Comment of the Day: “Calorie Deceit”

baitandswitch

Ed Carney contributes this additional intelligence on bait-and-switch tricks, and flags a particularly obnoxious one. Here is his Comment of the Day on the post,  “Calorie Deceit”:

“This reminds me of an experience I had at a local Big Lots store. I had seen their ad, which indicated that select headphones were fifty percent off. Since I have somehow destroyed every pair of headphones I’ve owned, I was in the market for that item and I figured that taking the price from twenty dollars down to ten dollars changed it from unaffordable to barely affordable to me. So I went there and searched their shelves but could find no indication of which ones were on sale. I took the one’s I thought might be and had them scanned at the front of the store, and when that turned out to be wrong I asked which ones were indicated by the ad. By turns, every employee squinted at the picture next to the “save 50%” label, scoured the shelves, and turned the search over to someone else until finally a manager explained to me that none of the headphones were on sale, and that when the ad proclaimed that their price was fifty percent lower, it just meant they were fifty percent less expensive than what you would pay at another store. I have not been back since.
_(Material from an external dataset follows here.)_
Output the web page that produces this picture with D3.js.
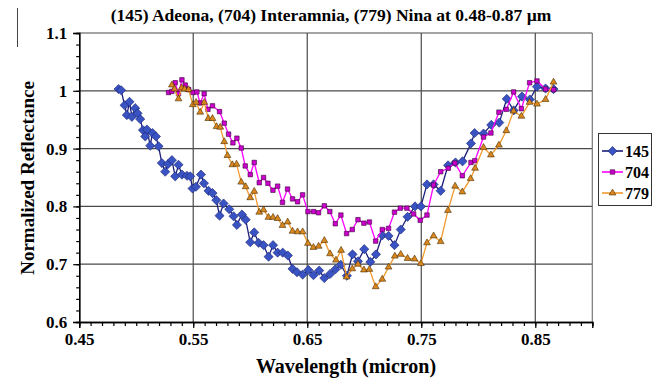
<!DOCTYPE html>
<html>
<head>
<meta charset="utf-8">
<script src="https://cdn.jsdelivr.net/npm/d3@7"></script>
<style>
  html, body { margin: 0; padding: 0; background: #fff; }
  svg { display: block; }
  text { font-family: "Liberation Serif", "Times New Roman", serif; font-weight: bold; fill: #000; }
</style>
</head>
<body>
<svg id="chart" width="666" height="380"></svg>
<script>
// Normalized reflectance spectra of three asteroids, 0.48-0.87 micron
const wl145 = [0.4845,0.4868,0.4898,0.4918,0.4941,0.4962,0.4991,0.5012,0.5035,0.5059,0.5079,0.5094,0.5123,0.5143,0.5173,0.5196,0.5225,0.5254,0.5278,0.5313,0.5342,0.5371,0.5401,0.5445,0.5474,0.5494,0.5524,0.5568,0.5594,0.5634,0.5669,0.5702,0.5731,0.5766,0.5816,0.5854,0.5883,0.5927,0.5960,0.6000,0.6035,0.6073,0.6117,0.6161,0.6200,0.6240,0.6285,0.6330,0.6371,0.6410,0.6460,0.6510,0.6555,0.6605,0.6650,0.6700,0.6746,0.6795,0.6848,0.6897,0.6945,0.7000,0.7053,0.7103,0.7158,0.7213,0.7265,0.7320,0.7380,0.7445,0.7497,0.7550,0.7608,0.7670,0.7735,0.7800,0.7862,0.7936,0.7968,0.8046,0.8114,0.8184,0.8250,0.8310,0.8383,0.8452,0.8515,0.8590,0.8660];
const refl145 = [1.003,1.001,0.975,0.958,0.981,0.955,0.970,0.961,0.951,0.932,0.921,0.933,0.905,0.927,0.921,0.904,0.875,0.860,0.873,0.880,0.852,0.872,0.855,0.853,0.852,0.831,0.834,0.855,0.840,0.827,0.823,0.811,0.784,0.805,0.795,0.783,0.768,0.786,0.777,0.738,0.755,0.737,0.733,0.713,0.733,0.720,0.720,0.715,0.692,0.686,0.682,0.690,0.681,0.689,0.676,0.683,0.691,0.699,0.680,0.717,0.705,0.726,0.704,0.717,0.750,0.749,0.733,0.760,0.782,0.800,0.800,0.838,0.838,0.827,0.871,0.876,0.878,0.909,0.927,0.926,0.941,0.945,0.986,0.966,0.990,0.985,1.007,1.004,1.003];

const wl704 = [0.5284,0.5313,0.5342,0.5371,0.5401,0.5430,0.5460,0.5497,0.5532,0.5561,0.5596,0.5629,0.5669,0.5731,0.5772,0.5810,0.5848,0.5883,0.5921,0.5956,0.6000,0.6035,0.6079,0.6117,0.6155,0.6199,0.6240,0.6283,0.6327,0.6371,0.6415,0.6459,0.6506,0.6556,0.6599,0.6650,0.6698,0.6746,0.6795,0.6845,0.6895,0.6945,0.6997,0.7045,0.7100,0.7158,0.7213,0.7265,0.7316,0.7374,0.7433,0.7491,0.7550,0.7608,0.7670,0.7737,0.7795,0.7860,0.7936,0.7970,0.8046,0.8111,0.8181,0.8246,0.8310,0.8378,0.8450,0.8515,0.8590,0.8660];
const refl704 = [0.997,0.999,1.014,0.995,1.019,1.010,1.002,0.997,0.998,0.979,0.995,0.968,0.974,0.964,0.944,0.925,0.910,0.918,0.901,0.870,0.855,0.876,0.841,0.850,0.840,0.828,0.835,0.807,0.830,0.813,0.808,0.820,0.791,0.791,0.789,0.801,0.791,0.770,0.785,0.753,0.760,0.777,0.771,0.773,0.740,0.760,0.762,0.790,0.797,0.797,0.787,0.776,0.785,0.837,0.860,0.866,0.875,0.853,0.876,0.879,0.920,0.927,0.963,0.968,0.998,0.969,1.014,1.017,1.003,1.002];

const wl779 = [0.5313,0.5336,0.5371,0.5398,0.5424,0.5459,0.5497,0.5525,0.5561,0.5597,0.5632,0.5669,0.5705,0.5737,0.5772,0.5800,0.5843,0.5880,0.5921,0.5960,0.6000,0.6035,0.6079,0.6117,0.6160,0.6200,0.6240,0.6283,0.6328,0.6371,0.6415,0.6460,0.6506,0.6554,0.6600,0.6650,0.6700,0.6752,0.6797,0.6845,0.6895,0.6945,0.6997,0.7045,0.7100,0.7158,0.7213,0.7268,0.7320,0.7380,0.7441,0.7497,0.7550,0.7608,0.7670,0.7734,0.7797,0.7860,0.7933,0.7972,0.8046,0.8111,0.8181,0.8246,0.8310,0.8378,0.8450,0.8515,0.8590,0.8660];
const refl779 = [1.010,1.003,0.986,1.005,1.003,1.002,0.976,0.980,0.963,0.980,0.952,0.952,0.938,0.937,0.912,0.888,0.872,0.873,0.842,0.834,0.815,0.826,0.790,0.794,0.781,0.781,0.779,0.767,0.773,0.757,0.756,0.756,0.736,0.729,0.731,0.741,0.718,0.707,0.724,0.678,0.692,0.700,0.690,0.691,0.661,0.674,0.695,0.714,0.717,0.710,0.709,0.701,0.737,0.749,0.739,0.793,0.835,0.825,0.848,0.866,0.902,0.889,0.906,0.931,0.965,0.956,0.980,0.977,0.985,1.015];

const seriesNames = ["145", "704", "779"];
const xMajorTicks = [0.45, 0.55, 0.65, 0.75, 0.85];
const yMajorTicks = [0.6, 0.7, 0.8, 0.9, 1.0, 1.1];
const titleText = "(145) Adeona, (704) Interamnia, (779) Nina at 0.48-0.87 \u00b5m";
const xTitle = "Wavelength (micron)";
const yTitle = "Normalized Reflectance";

// square rotated 45 degrees (equal width and height)
const rhombus = {
  draw(ctx, size) {
    const r = Math.sqrt(size / 2);
    ctx.moveTo(0, -r); ctx.lineTo(r, 0); ctx.lineTo(0, r); ctx.lineTo(-r, 0); ctx.closePath();
  }
};

const series = [
  { name: seriesNames[0], wl: wl145, refl: refl145, line: "#1b1f7a", fill: "#3953c2", stroke: "#1a2170", symbol: rhombus, size: 42 },
  { name: seriesNames[1], wl: wl704, refl: refl704, line: "#ff00ff", fill: "#cc00cc", stroke: "#3a003a", symbol: d3.symbolSquare, size: 20 },
  { name: seriesNames[2], wl: wl779, refl: refl779, line: "#f29a2e", fill: "#d9871f", stroke: "#4a2e00", symbol: d3.symbolTriangle, size: 20 }
];

const svg = d3.select("#chart");
const plot = { left: 79.2, right: 592.3, top: 33, bottom: 322 };

const x = d3.scaleLinear().domain([0.45, 0.9]).range([plot.left, plot.right]);
const y = d3.scaleLinear().domain([0.6, 1.1]).range([plot.bottom, plot.top]);

// frame edge at the far left of the figure
svg.append("line").attr("x1", 17.5).attr("x2", 17.5).attr("y1", 8).attr("y2", 47)
  .attr("stroke", "#444").attr("stroke-width", 1);

// gridlines
const grid = svg.append("g").attr("stroke", "#4a4a4a").attr("stroke-width", 1.2);
grid.selectAll("line.vx").data([0.55, 0.65, 0.75, 0.85]).join("line")
  .attr("x1", d => x(d)).attr("x2", d => x(d)).attr("y1", plot.top).attr("y2", plot.bottom);
grid.selectAll("line.hy").data([0.7, 0.8, 0.9, 1.0, 1.1]).join("line")
  .attr("x1", plot.left).attr("x2", plot.right).attr("y1", d => y(d)).attr("y2", d => y(d));
svg.append("line").attr("x1", plot.right).attr("x2", plot.right).attr("y1", plot.top).attr("y2", plot.bottom)
  .attr("stroke", "#777").attr("stroke-width", 1.2);

// x axis: minor ticks every 0.01, labelled majors every 0.1
const xMinor = d3.axisBottom(x).tickValues(d3.range(45, 91).map(v => v / 100)).tickSize(4).tickFormat("");
const gxm = svg.append("g").attr("transform", `translate(0,${plot.bottom})`).call(xMinor);
const xAxis = d3.axisBottom(x).tickValues(xMajorTicks).tickSize(6).tickPadding(5).tickFormat(d3.format(".2f"));
const gx = svg.append("g").attr("transform", `translate(0,${plot.bottom})`).call(xAxis);
gx.selectAll("text").style("font-size", "17px");

// y axis
const yMinor = d3.axisLeft(y).tickValues(d3.range(30, 56).map(v => v / 50)).tickSize(3).tickFormat("");
const gym = svg.append("g").attr("transform", `translate(${plot.left},0)`).call(yMinor);
const yAxis = d3.axisLeft(y).tickValues(yMajorTicks).tickSize(6).tickPadding(6).tickFormat(d => String(+d.toFixed(2)));
const gy = svg.append("g").attr("transform", `translate(${plot.left},0)`).call(yAxis);
gy.selectAll("text").style("font-size", "17px");

[gx, gxm, gy, gym].forEach(g => {
  g.select(".domain").attr("stroke", "#000").attr("stroke-width", 1.4);
  g.selectAll(".tick line").attr("stroke", "#000").attr("stroke-width", 1.2);
});
gx.selectAll("text").attr("fill", "#000").style("font-family", "Liberation Serif").style("font-weight", "bold");
gy.selectAll("text").attr("fill", "#000").style("font-family", "Liberation Serif").style("font-weight", "bold");

// series lines and markers
const lineGen = d3.line().x(d => x(d[0])).y(d => y(d[1]));
series.forEach(s => {
  const pts = s.wl.map((w, i) => [w, s.refl[i]]);
  const g = svg.append("g");
  g.append("path").datum(pts).attr("d", lineGen)
    .attr("fill", "none").attr("stroke", s.line).attr("stroke-width", 1.3);
  g.selectAll("path.m").data(pts).join("path").attr("class", "m")
    .attr("transform", d => `translate(${x(d[0])},${y(d[1])})`)
    .attr("d", d3.symbol().type(s.symbol).size(s.size))
    .attr("fill", s.fill).attr("stroke", s.stroke).attr("stroke-width", 0.6);
});

// titles
svg.append("text").attr("x", 331).attr("y", 21).attr("text-anchor", "middle")
  .style("font-size", "17.5px").text(titleText);
svg.append("text").attr("x", 346).attr("y", 373).attr("text-anchor", "middle")
  .style("font-size", "20px").text(xTitle);
svg.append("text").attr("transform", "translate(34,178) rotate(-90)").attr("text-anchor", "middle")
  .style("font-size", "19px").text(yTitle);

// legend
const lg = svg.append("g").attr("transform", "translate(598,133)");
lg.append("rect").attr("x", 0.5).attr("y", 0.5).attr("width", 53).attr("height", 72)
  .attr("fill", "#fff").attr("stroke", "#333").attr("stroke-width", 1);
series.forEach((s, i) => {
  const cy = 18 + i * 21;
  lg.append("line").attr("x1", 4).attr("x2", 25).attr("y1", cy).attr("y2", cy)
    .attr("stroke", s.line).attr("stroke-width", 1.6);
  lg.append("path").attr("transform", `translate(14.5,${cy})`)
    .attr("d", d3.symbol().type(s.symbol).size(s.size))
    .attr("fill", s.fill).attr("stroke", s.stroke).attr("stroke-width", 0.6);
  lg.append("text").attr("x", 27).attr("y", cy + 5.5).style("font-size", "16px").text(s.name);
});
</script>
</body>
</html>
“My thought process was about the same as yours with the Chex Mix. Fifty percent less than what other store? For every item they want to advertise, can they just send somebody out to find the absolute highest price tag just so they can say they’re not technically lying when they don’t change their prices yet still mark them as fifty, sixty, seventy-fiver percent off? For that matter, can I start selling a product and advertise it as being five thousand percent off (of what you would pay if it was imported from the moon)? Maybe this is why Dominos wanted to open that lunar franchise.

“And I just realized that this is the same crappy trick employed by all those annoying infomercials I’ve seen since I was a kid. “Buy now and we’ll throw in a limited edition, premium, waterproof combination cell phone charger and apple corer – a thirty-eight dollar value, yours for only 19.95!” A thirty-eight dollar value according to whom? Evidently not the people who set your prices, unless you’re honestly telling the customer that when he calls in he enjoys a net gain of eighteen dollars.

“Oh God, I don’t know who to be angrier at: retailers who employ these tactics or customers who fall for them not because they’re in a hurry but because they actually expect to be told whatever they want to hear.”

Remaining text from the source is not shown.